Dur yolcu! Bilmeden gelip bastığın,
Bu toprak, bir devrin battığı yerdir.
That is written in large letters on the cliff- face across the water. So large that you can read it from Cannakale – where I was staying – on the opposite side. The pinch point of the Dardanelles, less than two kilometres wide, guarded for centuries by matched forts.
It’s part of a poignant poem about the tragedy of war. The first stanza reads…
Stop traveller!
On this ground you tread on, an epic lies.
Bow down, lend your ear, for this silent hill
Is where the heart of a nation sighs.
Whether or not you are interested in the campaign that was fought here by loyal Australian and New Zealand troops… mainly. What happened in the nine month’s of trench warfare was the very birth of a nation. It was to lead the fading Ottoman empire into the nation state of Turkey.
A brilliant Turkish commander, battle-hardened by campaigns in the Balkans and elsewhere was to change the course of the First World War. If the allies had won here it might have been over by the end of 1915…maybe. But they would have captured Istanbul and opened supply lines to Russia to create a properly forceful second front. But that was not to be.
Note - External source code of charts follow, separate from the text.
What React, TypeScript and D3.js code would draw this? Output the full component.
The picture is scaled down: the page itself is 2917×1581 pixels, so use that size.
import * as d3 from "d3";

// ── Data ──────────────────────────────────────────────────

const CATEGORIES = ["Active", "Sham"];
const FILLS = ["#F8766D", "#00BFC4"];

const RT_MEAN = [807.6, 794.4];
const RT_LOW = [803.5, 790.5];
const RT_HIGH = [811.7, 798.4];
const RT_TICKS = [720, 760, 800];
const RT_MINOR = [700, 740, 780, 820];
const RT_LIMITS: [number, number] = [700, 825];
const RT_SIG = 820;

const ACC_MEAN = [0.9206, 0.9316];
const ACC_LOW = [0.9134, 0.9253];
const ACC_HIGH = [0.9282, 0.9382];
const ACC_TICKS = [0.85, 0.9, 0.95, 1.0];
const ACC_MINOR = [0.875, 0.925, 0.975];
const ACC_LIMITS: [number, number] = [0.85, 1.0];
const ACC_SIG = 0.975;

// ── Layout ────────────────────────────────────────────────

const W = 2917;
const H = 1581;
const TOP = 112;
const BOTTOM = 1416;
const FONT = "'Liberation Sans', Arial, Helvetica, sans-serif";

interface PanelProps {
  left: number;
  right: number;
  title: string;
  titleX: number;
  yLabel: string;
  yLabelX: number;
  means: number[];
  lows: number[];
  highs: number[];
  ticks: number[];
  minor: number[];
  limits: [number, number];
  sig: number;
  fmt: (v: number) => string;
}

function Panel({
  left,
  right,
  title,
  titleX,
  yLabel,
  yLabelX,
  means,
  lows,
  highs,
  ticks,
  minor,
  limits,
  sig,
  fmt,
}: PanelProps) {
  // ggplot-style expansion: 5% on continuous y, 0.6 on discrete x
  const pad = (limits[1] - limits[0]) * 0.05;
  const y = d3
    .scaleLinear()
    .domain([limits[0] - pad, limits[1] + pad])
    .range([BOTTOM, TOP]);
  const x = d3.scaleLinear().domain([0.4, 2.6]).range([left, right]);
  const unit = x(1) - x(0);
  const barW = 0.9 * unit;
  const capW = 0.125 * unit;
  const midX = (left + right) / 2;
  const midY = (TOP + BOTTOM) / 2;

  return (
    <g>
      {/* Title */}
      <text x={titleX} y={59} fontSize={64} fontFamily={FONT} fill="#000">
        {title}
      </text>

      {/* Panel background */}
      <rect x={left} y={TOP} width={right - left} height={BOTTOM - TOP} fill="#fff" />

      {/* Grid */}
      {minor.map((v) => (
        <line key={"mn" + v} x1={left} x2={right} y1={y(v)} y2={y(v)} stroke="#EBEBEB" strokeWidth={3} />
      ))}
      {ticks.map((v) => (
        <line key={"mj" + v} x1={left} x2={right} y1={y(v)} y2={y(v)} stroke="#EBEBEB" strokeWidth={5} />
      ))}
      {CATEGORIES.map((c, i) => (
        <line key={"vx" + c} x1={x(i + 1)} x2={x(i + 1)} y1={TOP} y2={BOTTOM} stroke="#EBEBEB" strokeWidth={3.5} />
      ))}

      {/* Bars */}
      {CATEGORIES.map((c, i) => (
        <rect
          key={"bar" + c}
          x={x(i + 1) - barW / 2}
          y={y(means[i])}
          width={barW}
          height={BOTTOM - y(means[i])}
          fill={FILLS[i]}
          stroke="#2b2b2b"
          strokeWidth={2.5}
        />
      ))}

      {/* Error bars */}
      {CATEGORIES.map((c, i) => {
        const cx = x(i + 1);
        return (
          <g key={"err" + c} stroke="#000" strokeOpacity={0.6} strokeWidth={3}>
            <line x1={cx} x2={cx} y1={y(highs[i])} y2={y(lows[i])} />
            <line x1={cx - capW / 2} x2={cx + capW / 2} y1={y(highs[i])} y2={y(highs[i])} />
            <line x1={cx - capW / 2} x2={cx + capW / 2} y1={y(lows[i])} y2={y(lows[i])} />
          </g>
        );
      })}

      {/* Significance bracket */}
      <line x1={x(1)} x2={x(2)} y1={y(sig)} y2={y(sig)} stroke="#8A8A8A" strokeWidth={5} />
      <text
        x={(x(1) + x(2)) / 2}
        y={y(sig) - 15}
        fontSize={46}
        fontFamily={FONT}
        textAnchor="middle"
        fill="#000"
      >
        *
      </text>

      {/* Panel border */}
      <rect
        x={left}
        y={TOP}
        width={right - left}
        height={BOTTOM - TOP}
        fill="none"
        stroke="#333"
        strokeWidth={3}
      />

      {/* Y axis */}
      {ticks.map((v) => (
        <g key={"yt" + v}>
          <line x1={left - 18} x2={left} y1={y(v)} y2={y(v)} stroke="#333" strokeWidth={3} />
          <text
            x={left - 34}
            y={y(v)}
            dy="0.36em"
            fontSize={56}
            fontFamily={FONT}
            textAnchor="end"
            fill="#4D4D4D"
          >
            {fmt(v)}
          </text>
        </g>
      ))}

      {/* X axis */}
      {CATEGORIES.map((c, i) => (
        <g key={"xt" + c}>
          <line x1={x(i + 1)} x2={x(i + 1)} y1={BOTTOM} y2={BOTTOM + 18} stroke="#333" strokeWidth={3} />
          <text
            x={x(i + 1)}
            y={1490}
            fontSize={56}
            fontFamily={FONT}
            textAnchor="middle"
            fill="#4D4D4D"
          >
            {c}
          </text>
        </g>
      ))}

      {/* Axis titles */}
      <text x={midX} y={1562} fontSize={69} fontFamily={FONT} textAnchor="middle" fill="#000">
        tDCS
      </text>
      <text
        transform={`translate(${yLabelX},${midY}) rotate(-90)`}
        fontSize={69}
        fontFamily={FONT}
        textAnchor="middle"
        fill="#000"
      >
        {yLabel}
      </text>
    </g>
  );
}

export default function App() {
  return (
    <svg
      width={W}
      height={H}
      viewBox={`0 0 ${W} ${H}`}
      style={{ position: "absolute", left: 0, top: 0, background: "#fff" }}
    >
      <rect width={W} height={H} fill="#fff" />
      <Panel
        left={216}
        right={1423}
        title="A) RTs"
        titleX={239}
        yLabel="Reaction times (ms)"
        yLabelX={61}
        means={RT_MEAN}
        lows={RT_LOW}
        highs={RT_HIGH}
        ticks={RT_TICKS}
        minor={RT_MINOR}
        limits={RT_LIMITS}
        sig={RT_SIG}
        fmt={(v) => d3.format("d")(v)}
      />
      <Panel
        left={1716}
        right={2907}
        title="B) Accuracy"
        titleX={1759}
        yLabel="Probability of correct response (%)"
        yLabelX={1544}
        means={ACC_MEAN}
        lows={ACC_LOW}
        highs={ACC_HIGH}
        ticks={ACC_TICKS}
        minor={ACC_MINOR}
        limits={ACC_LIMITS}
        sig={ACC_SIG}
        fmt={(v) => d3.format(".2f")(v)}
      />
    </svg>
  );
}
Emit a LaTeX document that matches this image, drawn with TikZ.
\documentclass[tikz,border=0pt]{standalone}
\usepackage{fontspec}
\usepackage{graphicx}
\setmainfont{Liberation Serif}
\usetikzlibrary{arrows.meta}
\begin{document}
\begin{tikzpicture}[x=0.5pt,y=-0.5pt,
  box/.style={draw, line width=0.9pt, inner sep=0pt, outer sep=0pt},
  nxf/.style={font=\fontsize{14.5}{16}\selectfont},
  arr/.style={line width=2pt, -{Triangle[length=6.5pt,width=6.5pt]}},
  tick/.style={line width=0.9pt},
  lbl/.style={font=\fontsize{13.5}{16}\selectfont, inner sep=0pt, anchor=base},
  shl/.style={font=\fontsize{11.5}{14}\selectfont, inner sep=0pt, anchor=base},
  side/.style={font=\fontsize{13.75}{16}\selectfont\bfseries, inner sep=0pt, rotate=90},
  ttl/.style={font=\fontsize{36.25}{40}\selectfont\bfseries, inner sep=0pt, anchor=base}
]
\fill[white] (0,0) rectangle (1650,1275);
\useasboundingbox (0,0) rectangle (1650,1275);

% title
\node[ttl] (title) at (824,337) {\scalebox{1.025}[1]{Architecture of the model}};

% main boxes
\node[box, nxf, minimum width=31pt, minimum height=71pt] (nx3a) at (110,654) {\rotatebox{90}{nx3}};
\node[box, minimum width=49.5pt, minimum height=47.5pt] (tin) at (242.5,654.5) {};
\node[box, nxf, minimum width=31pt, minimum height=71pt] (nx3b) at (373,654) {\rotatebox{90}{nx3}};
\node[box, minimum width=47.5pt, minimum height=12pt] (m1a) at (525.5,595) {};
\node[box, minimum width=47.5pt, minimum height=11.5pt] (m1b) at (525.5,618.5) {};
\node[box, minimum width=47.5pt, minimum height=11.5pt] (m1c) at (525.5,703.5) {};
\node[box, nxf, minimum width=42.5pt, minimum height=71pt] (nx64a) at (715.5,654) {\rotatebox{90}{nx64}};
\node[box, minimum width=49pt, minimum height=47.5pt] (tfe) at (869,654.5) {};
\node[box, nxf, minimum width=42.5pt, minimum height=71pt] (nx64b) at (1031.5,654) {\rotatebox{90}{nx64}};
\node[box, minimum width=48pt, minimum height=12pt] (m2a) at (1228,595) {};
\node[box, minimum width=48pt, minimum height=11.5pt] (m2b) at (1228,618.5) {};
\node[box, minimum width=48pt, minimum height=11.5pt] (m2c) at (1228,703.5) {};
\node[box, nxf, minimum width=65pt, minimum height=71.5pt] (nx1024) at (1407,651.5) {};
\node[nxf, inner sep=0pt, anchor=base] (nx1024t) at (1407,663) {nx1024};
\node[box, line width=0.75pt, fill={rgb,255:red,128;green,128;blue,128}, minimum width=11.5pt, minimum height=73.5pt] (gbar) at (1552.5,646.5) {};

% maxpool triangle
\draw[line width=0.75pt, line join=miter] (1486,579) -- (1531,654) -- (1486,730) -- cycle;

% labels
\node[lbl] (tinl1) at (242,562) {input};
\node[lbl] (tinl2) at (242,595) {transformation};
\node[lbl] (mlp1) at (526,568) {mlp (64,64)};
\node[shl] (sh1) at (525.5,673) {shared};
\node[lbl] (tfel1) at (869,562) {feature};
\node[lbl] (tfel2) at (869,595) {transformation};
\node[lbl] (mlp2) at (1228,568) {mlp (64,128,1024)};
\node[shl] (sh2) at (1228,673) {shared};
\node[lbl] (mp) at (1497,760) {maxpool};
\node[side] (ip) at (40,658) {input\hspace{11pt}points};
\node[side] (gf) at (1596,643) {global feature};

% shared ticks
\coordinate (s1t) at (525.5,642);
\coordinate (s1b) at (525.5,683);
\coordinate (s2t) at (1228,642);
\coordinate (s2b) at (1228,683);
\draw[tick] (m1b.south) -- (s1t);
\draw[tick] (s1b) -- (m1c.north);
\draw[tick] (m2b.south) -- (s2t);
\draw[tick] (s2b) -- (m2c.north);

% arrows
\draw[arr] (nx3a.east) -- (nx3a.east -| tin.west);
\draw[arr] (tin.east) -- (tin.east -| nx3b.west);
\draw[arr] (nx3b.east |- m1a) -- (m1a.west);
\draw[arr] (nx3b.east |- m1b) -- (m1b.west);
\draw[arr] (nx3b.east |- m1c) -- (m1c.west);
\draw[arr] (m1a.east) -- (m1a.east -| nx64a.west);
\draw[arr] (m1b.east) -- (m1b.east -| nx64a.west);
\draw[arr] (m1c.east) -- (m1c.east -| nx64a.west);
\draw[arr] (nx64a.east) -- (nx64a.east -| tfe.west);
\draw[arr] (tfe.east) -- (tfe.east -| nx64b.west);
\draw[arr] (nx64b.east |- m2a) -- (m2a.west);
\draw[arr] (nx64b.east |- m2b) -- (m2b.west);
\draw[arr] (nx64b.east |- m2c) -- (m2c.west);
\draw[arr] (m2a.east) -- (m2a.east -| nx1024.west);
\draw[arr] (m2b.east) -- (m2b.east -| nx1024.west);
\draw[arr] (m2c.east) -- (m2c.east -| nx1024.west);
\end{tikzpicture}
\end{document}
High-handedness by the British brought the Ottomans out of their neutrality against the allies. With tragic consequences.
Ironically, the Allies’ only successful operation of the campaign was the eventual withdrawal and evacuation of nearly 90,000 troops without a single loss. But among them were thousands of wounded and suffering from frost-bite. In total 97 thousand dead on both sides by the end of the campaign.
The allied survivors – who had already endred months of awful privations with a weak supply line – were then sent to fight in the nightmare of the Western Front in France and Belgium. A long road home for them.
Mustapha Kemal was a brilliant commander. He pushed his troops and led from the front. When he was hit by shrapnel he was saved by his pocket watch. He was destined to become a national hero, to become Mustapha Kemal Attaturk and to create the republic of Turkey. A most brilliant and modern man. He overhauled the country and brought it together in an almost Solomonic way.
Our Turkish guide – Bulent – had been doing this for twenty years. He spoke English with a ‘strine’, accent. But he said he could also do a decent ‘ Nah Zeelund’.
We found out that Australian troops were nick-named ‘diggers’ due to the number of earthworks they were forced to excavate. That the trenches were sometimes only 15 yards apart. That the youngest to die was James Martin, only 14.
But the graveyards saId it all really. They were sad but beautifully maintained. The wind sighing through their pines.
The whole bottom half of the peninsula is covered in trees now and kept as a memorial. Nobody can build here. But at the time there was no cover, all timber having been logged for firewood against the hard winters. Coming ashore in the amphibious landings was deadly. I took a photograph of the first beach to take casualties.
At the Lone Pine cemetery that marks a famous battle, the eponymous pine had been reduced to a stump by shellfire.
ANZAC troops had taken home pine cones as souvenirs and in 1990 a seedling from a cone from the original pine – grown by an Australian relative – was returned to the site to replace the original. The guide had remembered the planting and looked upon it almost like a brother.
An affecting day then and a lesson to reject hubris if you can see it in yourself.
After it was all over, Attaturk returned. He made a poignant speech that showed his statesmanship.
‘You the mothers who sent their sons from far away countries, wipe away your tears. Your sons are now lying in our bosom and are in peace. After having lost their lives on this land they have become our sons as well.’